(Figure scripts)
---+---

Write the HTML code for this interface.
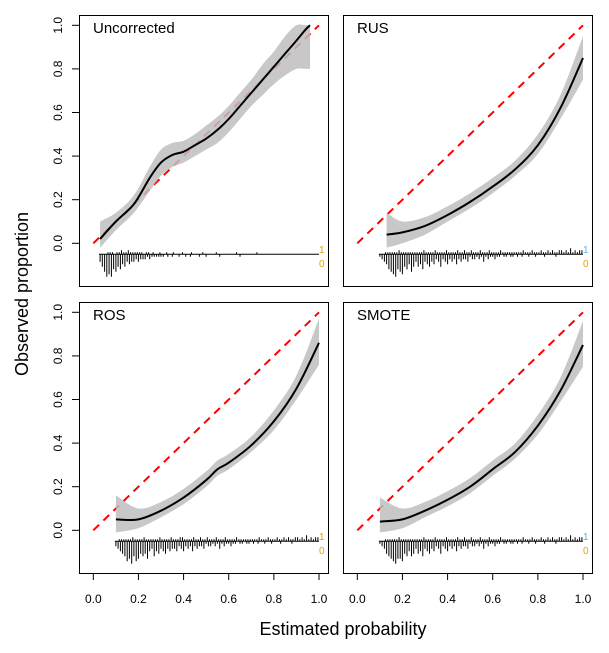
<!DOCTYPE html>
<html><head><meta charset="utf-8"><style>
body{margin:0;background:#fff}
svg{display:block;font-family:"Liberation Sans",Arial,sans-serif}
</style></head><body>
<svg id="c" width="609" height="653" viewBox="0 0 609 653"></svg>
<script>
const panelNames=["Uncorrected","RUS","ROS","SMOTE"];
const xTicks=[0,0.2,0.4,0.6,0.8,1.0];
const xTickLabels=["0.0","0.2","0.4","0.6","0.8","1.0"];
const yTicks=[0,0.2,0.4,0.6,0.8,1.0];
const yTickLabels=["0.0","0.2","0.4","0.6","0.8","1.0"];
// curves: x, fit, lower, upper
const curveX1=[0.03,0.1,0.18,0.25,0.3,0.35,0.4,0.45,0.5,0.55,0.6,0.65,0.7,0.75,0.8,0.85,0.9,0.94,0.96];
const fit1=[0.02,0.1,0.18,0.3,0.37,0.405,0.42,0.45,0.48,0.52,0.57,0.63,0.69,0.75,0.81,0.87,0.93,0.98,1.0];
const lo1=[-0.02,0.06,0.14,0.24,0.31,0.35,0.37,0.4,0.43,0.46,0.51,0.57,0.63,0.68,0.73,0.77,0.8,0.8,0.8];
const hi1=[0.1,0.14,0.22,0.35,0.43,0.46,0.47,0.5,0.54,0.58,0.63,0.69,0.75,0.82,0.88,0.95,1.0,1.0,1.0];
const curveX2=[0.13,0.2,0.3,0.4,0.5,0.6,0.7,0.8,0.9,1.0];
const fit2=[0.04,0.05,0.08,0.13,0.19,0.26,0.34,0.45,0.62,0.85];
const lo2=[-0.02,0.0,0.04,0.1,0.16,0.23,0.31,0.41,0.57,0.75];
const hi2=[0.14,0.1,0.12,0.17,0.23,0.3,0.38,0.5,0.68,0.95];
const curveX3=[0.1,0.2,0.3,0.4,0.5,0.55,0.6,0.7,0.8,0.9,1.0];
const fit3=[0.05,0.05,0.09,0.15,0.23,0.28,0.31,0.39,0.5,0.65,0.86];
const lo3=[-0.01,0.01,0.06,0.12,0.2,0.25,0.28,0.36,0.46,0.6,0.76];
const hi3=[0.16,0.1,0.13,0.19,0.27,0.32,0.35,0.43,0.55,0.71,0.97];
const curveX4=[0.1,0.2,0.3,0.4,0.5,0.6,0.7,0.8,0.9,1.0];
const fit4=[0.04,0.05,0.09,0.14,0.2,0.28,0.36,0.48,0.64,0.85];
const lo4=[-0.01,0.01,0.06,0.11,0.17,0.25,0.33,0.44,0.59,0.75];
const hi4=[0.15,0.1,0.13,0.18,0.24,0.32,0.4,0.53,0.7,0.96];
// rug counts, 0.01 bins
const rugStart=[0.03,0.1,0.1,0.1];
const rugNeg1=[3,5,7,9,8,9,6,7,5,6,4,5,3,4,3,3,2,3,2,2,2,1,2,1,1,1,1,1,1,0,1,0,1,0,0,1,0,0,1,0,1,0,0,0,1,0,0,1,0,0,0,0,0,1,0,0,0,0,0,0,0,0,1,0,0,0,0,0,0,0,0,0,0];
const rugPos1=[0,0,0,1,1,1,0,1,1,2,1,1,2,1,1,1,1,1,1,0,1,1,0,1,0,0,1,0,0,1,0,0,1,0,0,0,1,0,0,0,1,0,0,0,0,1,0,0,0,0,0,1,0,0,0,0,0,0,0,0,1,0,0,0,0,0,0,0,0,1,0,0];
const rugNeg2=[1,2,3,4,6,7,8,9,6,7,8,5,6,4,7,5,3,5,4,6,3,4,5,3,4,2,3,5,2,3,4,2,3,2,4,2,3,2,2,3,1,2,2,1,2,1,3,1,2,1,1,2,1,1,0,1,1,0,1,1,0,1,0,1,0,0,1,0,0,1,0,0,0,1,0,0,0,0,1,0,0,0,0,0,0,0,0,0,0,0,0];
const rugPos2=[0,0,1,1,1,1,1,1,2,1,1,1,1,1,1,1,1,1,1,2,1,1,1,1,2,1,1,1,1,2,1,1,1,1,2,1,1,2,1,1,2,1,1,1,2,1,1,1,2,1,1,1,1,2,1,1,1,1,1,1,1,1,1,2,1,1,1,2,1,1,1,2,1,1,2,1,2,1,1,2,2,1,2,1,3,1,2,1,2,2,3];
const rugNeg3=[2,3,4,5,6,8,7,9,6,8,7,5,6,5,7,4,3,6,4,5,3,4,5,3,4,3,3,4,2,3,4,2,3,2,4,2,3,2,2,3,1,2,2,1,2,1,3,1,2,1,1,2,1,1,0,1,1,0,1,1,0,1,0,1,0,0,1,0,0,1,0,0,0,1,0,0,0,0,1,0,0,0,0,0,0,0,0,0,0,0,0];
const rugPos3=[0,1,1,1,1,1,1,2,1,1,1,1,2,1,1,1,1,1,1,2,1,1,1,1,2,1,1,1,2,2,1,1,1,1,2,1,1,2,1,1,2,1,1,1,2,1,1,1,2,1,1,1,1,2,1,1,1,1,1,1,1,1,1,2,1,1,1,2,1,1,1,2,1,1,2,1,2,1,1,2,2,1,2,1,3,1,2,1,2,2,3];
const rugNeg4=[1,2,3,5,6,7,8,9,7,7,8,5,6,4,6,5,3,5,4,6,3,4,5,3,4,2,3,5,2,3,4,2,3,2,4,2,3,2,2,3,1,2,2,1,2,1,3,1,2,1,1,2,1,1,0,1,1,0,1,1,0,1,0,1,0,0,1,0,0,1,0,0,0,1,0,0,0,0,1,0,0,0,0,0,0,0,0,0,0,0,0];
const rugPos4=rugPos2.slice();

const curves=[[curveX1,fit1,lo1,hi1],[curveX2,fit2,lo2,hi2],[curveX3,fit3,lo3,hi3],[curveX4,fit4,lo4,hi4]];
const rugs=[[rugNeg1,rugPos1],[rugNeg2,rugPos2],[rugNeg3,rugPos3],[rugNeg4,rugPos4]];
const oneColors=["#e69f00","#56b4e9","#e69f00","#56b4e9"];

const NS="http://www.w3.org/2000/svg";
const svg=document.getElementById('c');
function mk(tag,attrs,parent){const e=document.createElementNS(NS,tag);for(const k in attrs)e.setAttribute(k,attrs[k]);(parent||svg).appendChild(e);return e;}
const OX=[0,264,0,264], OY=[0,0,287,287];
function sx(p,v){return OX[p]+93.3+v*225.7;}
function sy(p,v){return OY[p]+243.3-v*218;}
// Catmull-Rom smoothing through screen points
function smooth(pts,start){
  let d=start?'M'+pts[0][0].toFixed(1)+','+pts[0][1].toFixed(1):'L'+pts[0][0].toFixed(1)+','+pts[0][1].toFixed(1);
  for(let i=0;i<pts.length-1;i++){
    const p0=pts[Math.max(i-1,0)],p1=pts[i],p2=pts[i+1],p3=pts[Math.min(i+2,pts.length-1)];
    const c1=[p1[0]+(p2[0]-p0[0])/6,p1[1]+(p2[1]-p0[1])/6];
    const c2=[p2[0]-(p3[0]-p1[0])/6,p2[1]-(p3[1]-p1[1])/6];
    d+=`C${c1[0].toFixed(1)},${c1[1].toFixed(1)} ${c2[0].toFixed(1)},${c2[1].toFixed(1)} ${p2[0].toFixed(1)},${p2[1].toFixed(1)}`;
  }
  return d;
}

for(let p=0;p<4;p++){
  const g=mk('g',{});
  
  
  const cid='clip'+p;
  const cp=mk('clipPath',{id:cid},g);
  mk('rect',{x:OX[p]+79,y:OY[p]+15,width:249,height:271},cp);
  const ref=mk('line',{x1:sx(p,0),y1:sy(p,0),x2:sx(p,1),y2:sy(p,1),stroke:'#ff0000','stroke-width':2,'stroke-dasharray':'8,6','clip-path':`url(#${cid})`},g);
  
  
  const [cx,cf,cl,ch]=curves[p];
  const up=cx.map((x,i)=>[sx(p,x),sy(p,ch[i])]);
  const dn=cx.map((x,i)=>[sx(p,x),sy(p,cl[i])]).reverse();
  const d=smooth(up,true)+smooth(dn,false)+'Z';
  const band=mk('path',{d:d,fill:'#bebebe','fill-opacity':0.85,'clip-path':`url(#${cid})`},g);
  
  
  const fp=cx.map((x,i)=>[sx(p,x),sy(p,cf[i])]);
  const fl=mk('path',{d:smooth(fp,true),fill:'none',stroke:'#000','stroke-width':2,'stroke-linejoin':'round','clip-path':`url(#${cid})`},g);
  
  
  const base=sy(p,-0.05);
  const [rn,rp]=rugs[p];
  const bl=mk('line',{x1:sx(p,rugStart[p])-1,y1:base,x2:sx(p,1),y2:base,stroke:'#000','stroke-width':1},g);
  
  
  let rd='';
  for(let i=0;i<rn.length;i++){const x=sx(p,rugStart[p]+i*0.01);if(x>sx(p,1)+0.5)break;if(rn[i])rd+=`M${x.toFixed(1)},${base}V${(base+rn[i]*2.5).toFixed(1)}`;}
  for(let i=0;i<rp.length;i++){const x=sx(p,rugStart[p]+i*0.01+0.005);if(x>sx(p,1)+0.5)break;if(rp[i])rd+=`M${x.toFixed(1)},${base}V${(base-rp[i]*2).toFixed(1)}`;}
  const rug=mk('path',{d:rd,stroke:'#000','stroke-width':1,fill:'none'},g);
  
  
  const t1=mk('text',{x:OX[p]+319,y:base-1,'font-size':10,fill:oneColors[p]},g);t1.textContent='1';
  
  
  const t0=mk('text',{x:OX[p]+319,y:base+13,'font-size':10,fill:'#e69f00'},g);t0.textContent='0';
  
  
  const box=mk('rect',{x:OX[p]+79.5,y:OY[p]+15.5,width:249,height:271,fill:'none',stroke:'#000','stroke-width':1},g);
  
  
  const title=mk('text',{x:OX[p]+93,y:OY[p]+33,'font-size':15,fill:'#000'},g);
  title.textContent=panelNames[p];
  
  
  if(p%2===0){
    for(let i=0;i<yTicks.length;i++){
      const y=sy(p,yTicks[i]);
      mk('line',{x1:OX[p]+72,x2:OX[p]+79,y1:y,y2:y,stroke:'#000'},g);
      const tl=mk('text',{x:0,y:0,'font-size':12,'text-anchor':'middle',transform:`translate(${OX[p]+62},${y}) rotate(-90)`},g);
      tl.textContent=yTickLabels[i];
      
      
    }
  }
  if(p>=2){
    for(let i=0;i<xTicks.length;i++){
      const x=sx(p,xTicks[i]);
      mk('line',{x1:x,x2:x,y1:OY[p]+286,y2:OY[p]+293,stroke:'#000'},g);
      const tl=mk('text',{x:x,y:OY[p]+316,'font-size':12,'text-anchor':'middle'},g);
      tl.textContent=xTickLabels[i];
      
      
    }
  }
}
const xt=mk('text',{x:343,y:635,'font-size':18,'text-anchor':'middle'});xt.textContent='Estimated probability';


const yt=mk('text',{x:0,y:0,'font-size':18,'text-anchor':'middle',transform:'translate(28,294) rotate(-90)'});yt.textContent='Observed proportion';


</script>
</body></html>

---+---

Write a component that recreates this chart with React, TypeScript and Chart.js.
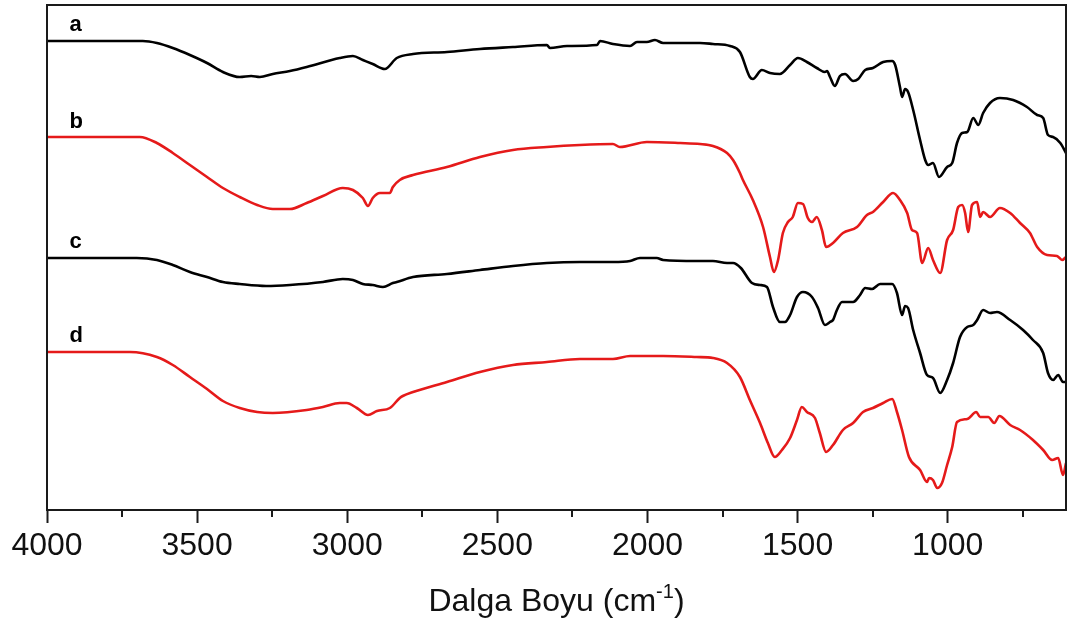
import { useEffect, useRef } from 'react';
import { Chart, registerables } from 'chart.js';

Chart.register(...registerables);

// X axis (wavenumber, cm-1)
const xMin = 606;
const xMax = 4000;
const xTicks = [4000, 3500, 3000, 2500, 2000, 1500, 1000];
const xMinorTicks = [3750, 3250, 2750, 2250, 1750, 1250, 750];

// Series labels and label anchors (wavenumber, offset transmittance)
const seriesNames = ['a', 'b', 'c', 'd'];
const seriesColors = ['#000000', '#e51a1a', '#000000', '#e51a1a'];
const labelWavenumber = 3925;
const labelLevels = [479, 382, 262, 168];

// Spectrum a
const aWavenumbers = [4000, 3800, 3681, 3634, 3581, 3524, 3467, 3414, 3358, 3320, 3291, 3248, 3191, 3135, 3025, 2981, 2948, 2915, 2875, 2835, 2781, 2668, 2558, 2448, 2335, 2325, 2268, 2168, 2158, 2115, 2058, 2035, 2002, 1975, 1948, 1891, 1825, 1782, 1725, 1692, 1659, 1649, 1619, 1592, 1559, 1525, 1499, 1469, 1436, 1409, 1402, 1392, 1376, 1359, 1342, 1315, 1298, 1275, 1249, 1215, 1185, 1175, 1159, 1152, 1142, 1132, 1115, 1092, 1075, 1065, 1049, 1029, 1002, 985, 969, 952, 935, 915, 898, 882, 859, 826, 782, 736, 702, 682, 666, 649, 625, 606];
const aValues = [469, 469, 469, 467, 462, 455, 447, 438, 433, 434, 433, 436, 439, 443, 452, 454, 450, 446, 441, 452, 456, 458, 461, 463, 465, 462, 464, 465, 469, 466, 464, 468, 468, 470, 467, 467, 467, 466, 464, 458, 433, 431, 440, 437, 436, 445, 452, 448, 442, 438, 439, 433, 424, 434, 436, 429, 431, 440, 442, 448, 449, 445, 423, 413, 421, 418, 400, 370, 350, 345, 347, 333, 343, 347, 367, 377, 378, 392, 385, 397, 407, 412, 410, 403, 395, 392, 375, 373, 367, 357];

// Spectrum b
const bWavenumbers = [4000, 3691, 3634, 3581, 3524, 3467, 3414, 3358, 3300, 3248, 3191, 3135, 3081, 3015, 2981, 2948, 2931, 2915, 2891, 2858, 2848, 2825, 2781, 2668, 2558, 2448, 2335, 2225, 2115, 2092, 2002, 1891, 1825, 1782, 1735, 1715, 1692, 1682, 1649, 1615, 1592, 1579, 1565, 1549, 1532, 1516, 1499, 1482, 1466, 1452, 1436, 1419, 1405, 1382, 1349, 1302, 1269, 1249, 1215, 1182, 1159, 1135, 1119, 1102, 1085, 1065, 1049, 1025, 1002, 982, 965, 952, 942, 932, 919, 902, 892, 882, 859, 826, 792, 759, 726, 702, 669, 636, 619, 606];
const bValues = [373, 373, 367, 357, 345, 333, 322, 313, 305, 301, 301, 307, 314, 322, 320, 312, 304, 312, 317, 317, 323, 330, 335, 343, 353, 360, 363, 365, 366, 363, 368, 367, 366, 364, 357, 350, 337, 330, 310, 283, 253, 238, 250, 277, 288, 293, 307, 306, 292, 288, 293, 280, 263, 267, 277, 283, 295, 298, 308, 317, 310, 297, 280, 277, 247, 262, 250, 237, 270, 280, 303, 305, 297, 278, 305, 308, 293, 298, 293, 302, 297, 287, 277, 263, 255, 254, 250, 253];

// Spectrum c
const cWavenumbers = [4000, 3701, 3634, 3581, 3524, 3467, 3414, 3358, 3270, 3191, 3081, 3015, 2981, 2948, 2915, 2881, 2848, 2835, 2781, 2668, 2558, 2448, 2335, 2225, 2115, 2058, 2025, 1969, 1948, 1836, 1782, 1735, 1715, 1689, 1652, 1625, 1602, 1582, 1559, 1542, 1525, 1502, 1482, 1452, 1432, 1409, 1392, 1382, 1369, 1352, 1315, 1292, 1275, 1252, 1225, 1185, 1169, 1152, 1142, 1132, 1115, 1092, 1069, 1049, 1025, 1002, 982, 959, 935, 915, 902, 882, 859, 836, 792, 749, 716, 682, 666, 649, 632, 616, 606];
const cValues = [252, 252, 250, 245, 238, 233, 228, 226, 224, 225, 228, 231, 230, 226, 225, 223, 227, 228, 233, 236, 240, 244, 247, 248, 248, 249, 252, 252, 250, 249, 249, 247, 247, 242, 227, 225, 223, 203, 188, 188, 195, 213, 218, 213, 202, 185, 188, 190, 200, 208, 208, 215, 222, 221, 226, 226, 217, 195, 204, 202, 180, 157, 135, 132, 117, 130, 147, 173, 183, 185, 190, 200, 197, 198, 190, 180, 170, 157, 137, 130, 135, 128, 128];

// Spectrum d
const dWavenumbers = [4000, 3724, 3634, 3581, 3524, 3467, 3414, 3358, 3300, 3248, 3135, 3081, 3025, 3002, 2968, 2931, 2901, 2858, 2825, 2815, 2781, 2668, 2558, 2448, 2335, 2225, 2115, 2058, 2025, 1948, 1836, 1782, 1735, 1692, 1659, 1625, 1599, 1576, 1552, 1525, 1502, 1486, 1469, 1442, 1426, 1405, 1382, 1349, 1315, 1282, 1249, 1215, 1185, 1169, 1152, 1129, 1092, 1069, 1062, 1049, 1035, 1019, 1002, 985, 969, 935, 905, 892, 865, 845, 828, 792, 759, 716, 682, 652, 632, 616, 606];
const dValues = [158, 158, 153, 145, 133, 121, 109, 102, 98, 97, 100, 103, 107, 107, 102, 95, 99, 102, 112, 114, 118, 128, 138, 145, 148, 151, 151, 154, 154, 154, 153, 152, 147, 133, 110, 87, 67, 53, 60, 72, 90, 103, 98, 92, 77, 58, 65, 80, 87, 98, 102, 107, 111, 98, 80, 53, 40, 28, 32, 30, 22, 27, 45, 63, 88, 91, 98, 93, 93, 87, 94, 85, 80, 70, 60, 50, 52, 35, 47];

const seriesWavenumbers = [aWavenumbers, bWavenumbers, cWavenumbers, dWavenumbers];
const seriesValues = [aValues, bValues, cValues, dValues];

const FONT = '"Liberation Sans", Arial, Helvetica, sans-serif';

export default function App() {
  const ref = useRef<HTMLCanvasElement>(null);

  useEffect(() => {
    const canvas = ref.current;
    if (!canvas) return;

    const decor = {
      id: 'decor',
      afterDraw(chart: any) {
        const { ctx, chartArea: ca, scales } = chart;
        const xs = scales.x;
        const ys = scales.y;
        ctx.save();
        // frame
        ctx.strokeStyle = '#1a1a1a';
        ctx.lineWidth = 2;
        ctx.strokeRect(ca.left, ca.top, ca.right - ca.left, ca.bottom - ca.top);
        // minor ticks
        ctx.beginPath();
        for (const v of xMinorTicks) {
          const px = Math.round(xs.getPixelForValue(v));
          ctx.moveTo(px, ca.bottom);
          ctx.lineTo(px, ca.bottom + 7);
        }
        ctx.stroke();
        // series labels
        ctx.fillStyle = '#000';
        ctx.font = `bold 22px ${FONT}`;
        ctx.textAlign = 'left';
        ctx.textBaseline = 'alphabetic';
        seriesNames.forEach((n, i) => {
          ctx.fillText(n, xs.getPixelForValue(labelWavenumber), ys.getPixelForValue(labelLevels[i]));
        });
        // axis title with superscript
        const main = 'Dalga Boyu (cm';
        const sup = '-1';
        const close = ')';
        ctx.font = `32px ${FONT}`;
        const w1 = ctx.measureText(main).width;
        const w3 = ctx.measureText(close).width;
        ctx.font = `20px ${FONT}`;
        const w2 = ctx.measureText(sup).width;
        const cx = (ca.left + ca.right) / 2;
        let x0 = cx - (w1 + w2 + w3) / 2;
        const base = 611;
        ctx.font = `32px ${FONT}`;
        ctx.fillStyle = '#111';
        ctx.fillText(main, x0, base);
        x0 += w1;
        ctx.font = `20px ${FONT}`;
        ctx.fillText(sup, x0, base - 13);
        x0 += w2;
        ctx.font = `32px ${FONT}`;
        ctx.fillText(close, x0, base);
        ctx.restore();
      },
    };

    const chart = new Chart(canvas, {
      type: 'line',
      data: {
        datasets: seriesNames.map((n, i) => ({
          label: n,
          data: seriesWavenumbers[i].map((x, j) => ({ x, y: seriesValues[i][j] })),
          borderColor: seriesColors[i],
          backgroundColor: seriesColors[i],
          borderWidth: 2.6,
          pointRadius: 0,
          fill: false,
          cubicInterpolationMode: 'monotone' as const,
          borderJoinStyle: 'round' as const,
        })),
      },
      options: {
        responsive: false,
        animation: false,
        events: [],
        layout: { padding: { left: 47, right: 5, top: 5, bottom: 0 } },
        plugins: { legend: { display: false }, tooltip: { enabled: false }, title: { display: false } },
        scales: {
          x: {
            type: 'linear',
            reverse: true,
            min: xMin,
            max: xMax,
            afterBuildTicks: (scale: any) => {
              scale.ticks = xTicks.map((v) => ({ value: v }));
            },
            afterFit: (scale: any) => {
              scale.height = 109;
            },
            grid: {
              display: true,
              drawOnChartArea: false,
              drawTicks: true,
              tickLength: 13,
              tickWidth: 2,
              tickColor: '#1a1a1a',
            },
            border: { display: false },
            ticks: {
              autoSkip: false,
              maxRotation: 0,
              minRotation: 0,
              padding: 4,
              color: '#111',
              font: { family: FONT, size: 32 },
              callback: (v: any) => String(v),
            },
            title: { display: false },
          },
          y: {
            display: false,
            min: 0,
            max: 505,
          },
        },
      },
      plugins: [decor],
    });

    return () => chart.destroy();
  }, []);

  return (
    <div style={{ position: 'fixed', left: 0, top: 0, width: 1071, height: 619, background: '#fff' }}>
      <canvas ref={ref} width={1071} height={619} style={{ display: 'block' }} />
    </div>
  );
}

---+---

Extract all lines containing the word "this".

# Answer in full:
Write the HTML code for this interface.
Write a component that recreates this chart with React, TypeScript and Chart.js.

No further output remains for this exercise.